Multilingual Domain Name

Jim Reid jim at rfc1035.com
Mon Feb 26 14:13:50 UTC 2001


>>>>> "=?ISO-8859-1?Q?P=E4r" == =?ISO-8859-1?Q?P=E4r Thoren?= <ISO-8859-1> writes:

    =?ISO-8859-1?Q?P=E4r> I was wondering how to implement
    =?ISO-8859-1?Q?P=E4r> multilingual support to BIND
    =?ISO-8859-1?Q?P=E4r> 8.2.3. www.wordnames.net let you register
    =?ISO-8859-1?Q?P=E4r> domainname containing any UNICODE character
    =?ISO-8859-1?Q?P=E4r> set in the World.

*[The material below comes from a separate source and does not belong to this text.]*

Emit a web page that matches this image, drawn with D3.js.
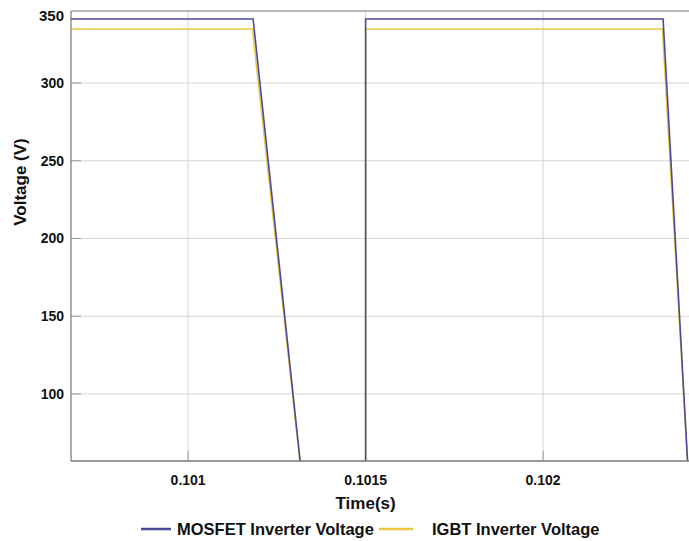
<!DOCTYPE html>
<html>
<head>
<meta charset="utf-8">
<script src="https://cdn.jsdelivr.net/npm/d3@7"></script>
<style>
  body { margin: 0; background: #fff; }
  svg { display: block; font-family: "Liberation Sans", Arial, sans-serif; }
  .tick-label { font-weight: bold; font-size: 14px; fill: #111; }
  .axis-title { font-weight: bold; font-size: 17px; fill: #111; }
  .legend-label { font-weight: bold; font-size: 16.5px; fill: #111; }
</style>
</head>
<body>
<svg id="chart" width="689" height="541"></svg>
<script>
// Time axis (s) and voltages (V)
const mosfetTime = [0.10067, 0.101183, 0.101342, 0.1015, 0.1015, 0.102338, 0.102411];
const mosfetVolt = [341.2, 341.2, 0, 0, 341.2, 341.2, 40];
const igbtTime = [0.10067, 0.101181, 0.101342, 0.1015, 0.1015, 0.102336, 0.102411];
const igbtVolt = [334.7, 334.7, 0, 0, 334.7, 334.7, 40];

const xTicks = [0.101, 0.1015, 0.102];
const xTickLabels = ["0.101", "0.1015", "0.102"];
const yTicks = [100, 150, 200, 250, 300, 350];

const seriesNames = ["MOSFET Inverter Voltage", "IGBT Inverter Voltage"];
const seriesColors = ["#4a4a9c", "#ebc63e"];

const margin = { left: 71, top: 11, right: 0, bottom: 80 };
const width = 689, height = 541;

const svg = d3.select("#chart");

const x = d3.scaleLinear()
    .domain([0.10067, 0.102411])
    .range([margin.left, width - margin.right]);

const y = d3.scaleLinear()
    .domain([56.9, 346.3])
    .range([height - margin.bottom, margin.top])
    .clamp(true);

const plotTop = margin.top, plotBottom = height - margin.bottom;
const plotLeft = margin.left, plotRight = width - margin.right;

// Grid lines
svg.append("g")
    .selectAll("line")
    .data(xTicks)
    .enter().append("line")
    .attr("x1", d => x(d)).attr("x2", d => x(d))
    .attr("y1", plotTop).attr("y2", plotBottom)
    .attr("stroke", "#d6d6d6").attr("stroke-width", 1);

svg.append("g")
    .selectAll("line")
    .data(yTicks.filter(d => d < 346))
    .enter().append("line")
    .attr("x1", plotLeft).attr("x2", plotRight)
    .attr("y1", d => y(d)).attr("y2", d => y(d))
    .attr("stroke", "#d6d6d6").attr("stroke-width", 1);

// Inward tick marks
svg.append("g")
    .selectAll("line")
    .data(xTicks)
    .enter().append("line")
    .attr("x1", d => x(d)).attr("x2", d => x(d))
    .attr("y1", plotBottom).attr("y2", plotBottom - 10)
    .attr("stroke", "#999");

svg.append("g")
    .selectAll("line")
    .data(yTicks.filter(d => d < 346))
    .enter().append("line")
    .attr("x1", plotLeft).attr("x2", plotLeft + 10)
    .attr("y1", d => y(d)).attr("y2", d => y(d))
    .attr("stroke", "#999");

// Clip for data lines
svg.append("clipPath").attr("id", "plot-clip")
    .append("rect")
    .attr("x", plotLeft).attr("y", plotTop)
    .attr("width", plotRight - plotLeft).attr("height", plotBottom - plotTop);

// unclamped copy so the falling edges keep their slope below the axis
const yLine = y.copy().clamp(false);
const line = d3.line()
    .x(d => x(d[0]))
    .y(d => yLine(d[1]));

const lines = svg.append("g").attr("clip-path", "url(#plot-clip)");

lines.append("path")
    .datum(igbtTime.map((t, i) => [t, igbtVolt[i]]))
    .attr("fill", "none")
    .attr("stroke", seriesColors[1])
    .attr("stroke-width", 1.5)
    .attr("d", line);

lines.append("path")
    .datum(mosfetTime.map((t, i) => [t, mosfetVolt[i]]))
    .attr("fill", "none")
    .attr("stroke", seriesColors[0])
    .attr("stroke-width", 1.6)
    .attr("d", line);

// Axis frame: left, bottom, top
svg.append("line")
    .attr("x1", plotLeft).attr("x2", plotLeft)
    .attr("y1", plotTop).attr("y2", plotBottom)
    .attr("stroke", "#777").attr("stroke-width", 1.2);
svg.append("line")
    .attr("x1", plotLeft).attr("x2", plotRight)
    .attr("y1", plotBottom).attr("y2", plotBottom)
    .attr("stroke", "#777").attr("stroke-width", 1.5);
svg.append("line")
    .attr("x1", plotLeft).attr("x2", plotRight)
    .attr("y1", plotTop).attr("y2", plotTop)
    .attr("stroke", "#777").attr("stroke-width", 1.2);

// Tick labels
svg.append("g")
    .selectAll("text")
    .data(xTicks)
    .enter().append("text")
    .attr("class", "tick-label")
    .attr("x", d => x(d))
    .attr("y", plotBottom + 19)
    .attr("dy", "0.35em")
    .attr("text-anchor", "middle")
    .text((d, i) => xTickLabels[i]);

svg.append("g")
    .selectAll("text")
    .data(yTicks)
    .enter().append("text")
    .attr("class", "tick-label")
    .attr("x", plotLeft - 7)
    .attr("y", d => y(d) + (y(d) <= plotTop ? 5 : 0))
    .attr("dy", "0.35em")
    .attr("text-anchor", "end")
    .style("font-size", d => d === 350 ? "15px" : null)
    .text(d => d);

// Axis titles
svg.append("text")
    .attr("class", "axis-title")
    .attr("x", x(0.1015))
    .attr("y", 503)
    .attr("dy", "0.35em")
    .attr("text-anchor", "middle")
    .text("Time(s)");

svg.append("text")
    .attr("class", "axis-title")
    .attr("transform", "translate(20, 182) rotate(-90)")
    .attr("dy", "0.35em")
    .attr("text-anchor", "middle")
    .text("Voltage (V)");

// Legend
const legendItems = [
    { x1: 141, x2: 171, tx: 177 },
    { x1: 379, x2: 413, tx: 432 }
];
const legend = svg.append("g");
legendItems.forEach((item, i) => {
    legend.append("line")
        .attr("x1", item.x1).attr("x2", item.x2)
        .attr("y1", 529).attr("y2", 529)
        .attr("stroke", seriesColors[i]).attr("stroke-width", 2.5);
    legend.append("text")
        .attr("class", "legend-label")
        .attr("x", item.tx)
        .attr("y", 529)
        .attr("dy", "0.35em")
        .text(seriesNames[i]);
});
</script>
</body>
</html>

The DNS protocol is 8-bit clean, so in theory there is no problem
supporting international character sets. The practice is somewhat
different. The first problem is that no standard encoding scheme has
yet been agreed for representing internationalised domain names. There
are plenty to choose from too. The second problem is how those names
will be presented to applications, like web browsers and mail
systems. What they do with those names is yet another story. For
instance will every browser in the world have to be able to display
every possible character set? Another problem are the limits on domain
names and label lengths in the DNS. A label in a domain name that
needs >63 bytes to be represented in (say) UTF8 loses. So does a
domain name that needs more than 255 bytes.

Which domain(s) do www.wordnames.net allow these names to be
registered? Some registries are rejecting attempts to register names
expressed in likely encoding schemes until the standard has been agreed.